** COLLECTED MATERIAL **
## Begin
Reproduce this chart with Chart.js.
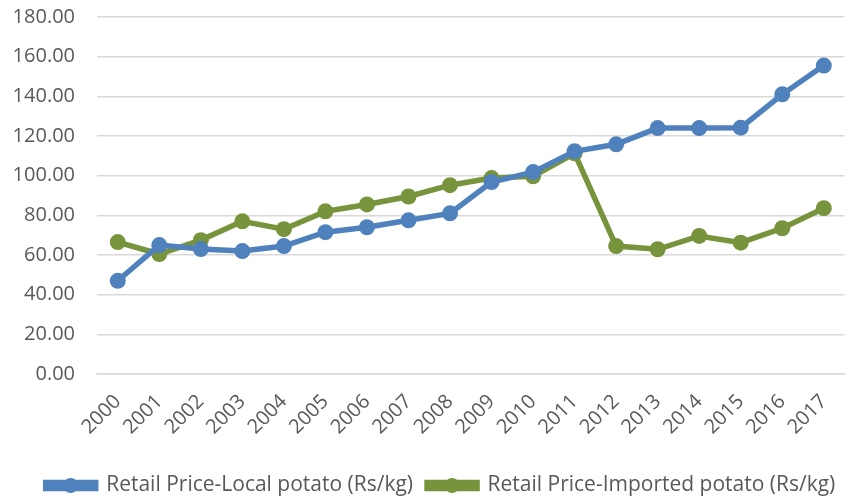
<!DOCTYPE html>
<html><head><meta charset="utf-8">
<script src="https://cdn.jsdelivr.net/npm/chart.js@4"></script>
<style>
html,body{margin:0;padding:0;background:#fff;overflow:hidden;}
#wrap{width:857px;height:515px;margin-top:-17px;position:relative;}
</style></head>
<body><div id="wrap"><canvas id="c"></canvas></div>
<script>
const years = ["2000","2001","2002","2003","2004","2005","2006","2007","2008","2009","2010","2011","2012","2013","2014","2015","2016","2017"];
const localPrice = [47, 65, 63, 62, 64.5, 71.5, 74, 77.5, 81, 96.8, 101.8, 112.3, 115.8, 124, 124, 124.2, 141, 155.5];
const importedPrice = [66.5, 60.5, 67.5, 77, 73, 82, 85.5, 89.5, 95.2, 98.8, 99.7, 111.3, 64.5, 62.9, 69.6, 66.2, 73.5, 83.6];
const seriesNames = ["Retail Price-Local potato (Rs/kg)", "Retail Price-Imported potato (Rs/kg)"];
const colors = ["#4f81bd", "#77933c"];
const FONT = "'Open Sans', sans-serif";

const legendShift = {
  id: 'legendShift',
  afterLayout(chart) {
    const lg = chart.legend;
    if (!lg) return;
    lg.left += 12; lg.right += 12;
    lg.top += 8; lg.bottom += 8;
  }
};

const legendMarkers = {
  id: 'legendMarkers',
  afterDraw(chart) {
    const lg = chart.legend;
    if (!lg || !lg.legendHitBoxes) return;
    const ctx = chart.ctx;
    const bw = lg.options.labels.boxWidth;
    lg.legendHitBoxes.forEach((hb, i) => {
      const cx = hb.left + bw / 2;
      const cy = hb.top + hb.height / 2;
      ctx.save();
      ctx.fillStyle = colors[i];
      ctx.beginPath();
      ctx.arc(cx, cy, 7.5, 0, Math.PI * 2);
      ctx.fill();
      ctx.restore();
    });
  }
};

new Chart(document.getElementById('c'), {
  type: 'line',
  data: {
    labels: years,
    datasets: [
      { label: seriesNames[0], data: localPrice, borderColor: colors[0], backgroundColor: colors[0],
        borderWidth: 5.5, pointRadius: 8, pointBackgroundColor: colors[0], pointBorderColor: colors[0], pointBorderWidth: 0, tension: 0 },
      { label: seriesNames[1], data: importedPrice, borderColor: colors[1], backgroundColor: colors[1],
        borderWidth: 5.5, pointRadius: 8, pointBackgroundColor: colors[1], pointBorderColor: colors[1], pointBorderWidth: 0, tension: 0 }
    ]
  },
  options: {
    responsive: true,
    maintainAspectRatio: false,
    animation: false,
    devicePixelRatio: 1,
    layout: { padding: { top: 0, right: 0, left: 0, bottom: 0 } },
    plugins: {
      tooltip: { enabled: false },
      legend: {
        position: 'bottom',
        labels: {
          boxWidth: 50, boxHeight: 6, padding: 14,
          color: '#595959',
          font: { family: FONT, size: 21 }
        }
      }
    },
    scales: {
      x: {
        offset: true,
        grid: { display: false, drawTicks: false },
        border: { display: true, color: '#d9d9d9', width: 1.5 },
        ticks: { color: '#595959', font: { family: FONT, size: 20 }, minRotation: 45, maxRotation: 45, padding: 16 },
        afterFit(s) { s.height = 79; }
      },
      y: {
        min: 0, max: 180,
        grid: { color: '#d9d9d9', lineWidth: 1.5, drawTicks: false },
        border: { display: false },
        ticks: { stepSize: 20, color: '#595959', font: { family: FONT, size: 20 }, padding: 22,
          callback: v => Number(v).toFixed(2) },
        afterFit(s) { s.width = 97; }
      }
    }
  },
  plugins: [legendShift, legendMarkers]
});
</script></body></html>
## End
** EXERCISE REQUIREMENTS **
Repeat verbatim all the material, but not the pictures.

** PROBLEM SOLUTION **
Reproduce this chart with Chart.js.
<!DOCTYPE html>
<html><head><meta charset="utf-8">
<script src="https://cdn.jsdelivr.net/npm/chart.js@4"></script>
<style>
html,body{margin:0;padding:0;background:#fff;overflow:hidden;}
#wrap{width:857px;height:515px;margin-top:-17px;position:relative;}
</style></head>
<body><div id="wrap"><canvas id="c"></canvas></div>
<script>
const years = ["2000","2001","2002","2003","2004","2005","2006","2007","2008","2009","2010","2011","2012","2013","2014","2015","2016","2017"];
const localPrice = [47, 65, 63, 62, 64.5, 71.5, 74, 77.5, 81, 96.8, 101.8, 112.3, 115.8, 124, 124, 124.2, 141, 155.5];
const importedPrice = [66.5, 60.5, 67.5, 77, 73, 82, 85.5, 89.5, 95.2, 98.8, 99.7, 111.3, 64.5, 62.9, 69.6, 66.2, 73.5, 83.6];
const seriesNames = ["Retail Price-Local potato (Rs/kg)", "Retail Price-Imported potato (Rs/kg)"];
const colors = ["#4f81bd", "#77933c"];
const FONT = "'Open Sans', sans-serif";

const legendShift = {
  id: 'legendShift',
  afterLayout(chart) {
    const lg = chart.legend;
    if (!lg) return;
    lg.left += 12; lg.right += 12;
    lg.top += 8; lg.bottom += 8;
  }
};

const legendMarkers = {
  id: 'legendMarkers',
  afterDraw(chart) {
    const lg = chart.legend;
    if (!lg || !lg.legendHitBoxes) return;
    const ctx = chart.ctx;
    const bw = lg.options.labels.boxWidth;
    lg.legendHitBoxes.forEach((hb, i) => {
      const cx = hb.left + bw / 2;
      const cy = hb.top + hb.height / 2;
      ctx.save();
      ctx.fillStyle = colors[i];
      ctx.beginPath();
      ctx.arc(cx, cy, 7.5, 0, Math.PI * 2);
      ctx.fill();
      ctx.restore();
    });
  }
};

new Chart(document.getElementById('c'), {
  type: 'line',
  data: {
    labels: years,
    datasets: [
      { label: seriesNames[0], data: localPrice, borderColor: colors[0], backgroundColor: colors[0],
        borderWidth: 5.5, pointRadius: 8, pointBackgroundColor: colors[0], pointBorderColor: colors[0], pointBorderWidth: 0, tension: 0 },
      { label: seriesNames[1], data: importedPrice, borderColor: colors[1], backgroundColor: colors[1],
        borderWidth: 5.5, pointRadius: 8, pointBackgroundColor: colors[1], pointBorderColor: colors[1], pointBorderWidth: 0, tension: 0 }
    ]
  },
  options: {
    responsive: true,
    maintainAspectRatio: false,
    animation: false,
    devicePixelRatio: 1,
    layout: { padding: { top: 0, right: 0, left: 0, bottom: 0 } },
    plugins: {
      tooltip: { enabled: false },
      legend: {
        position: 'bottom',
        labels: {
          boxWidth: 50, boxHeight: 6, padding: 14,
          color: '#595959',
          font: { family: FONT, size: 21 }
        }
      }
    },
    scales: {
      x: {
        offset: true,
        grid: { display: false, drawTicks: false },
        border: { display: true, color: '#d9d9d9', width: 1.5 },
        ticks: { color: '#595959', font: { family: FONT, size: 20 }, minRotation: 45, maxRotation: 45, padding: 16 },
        afterFit(s) { s.height = 79; }
      },
      y: {
        min: 0, max: 180,
        grid: { color: '#d9d9d9', lineWidth: 1.5, drawTicks: false },
        border: { display: false },
        ticks: { stepSize: 20, color: '#595959', font: { family: FONT, size: 20 }, padding: 22,
          callback: v => Number(v).toFixed(2) },
        afterFit(s) { s.width = 97; }
      }
    }
  },
  plugins: [legendShift, legendMarkers]
});
</script></body></html>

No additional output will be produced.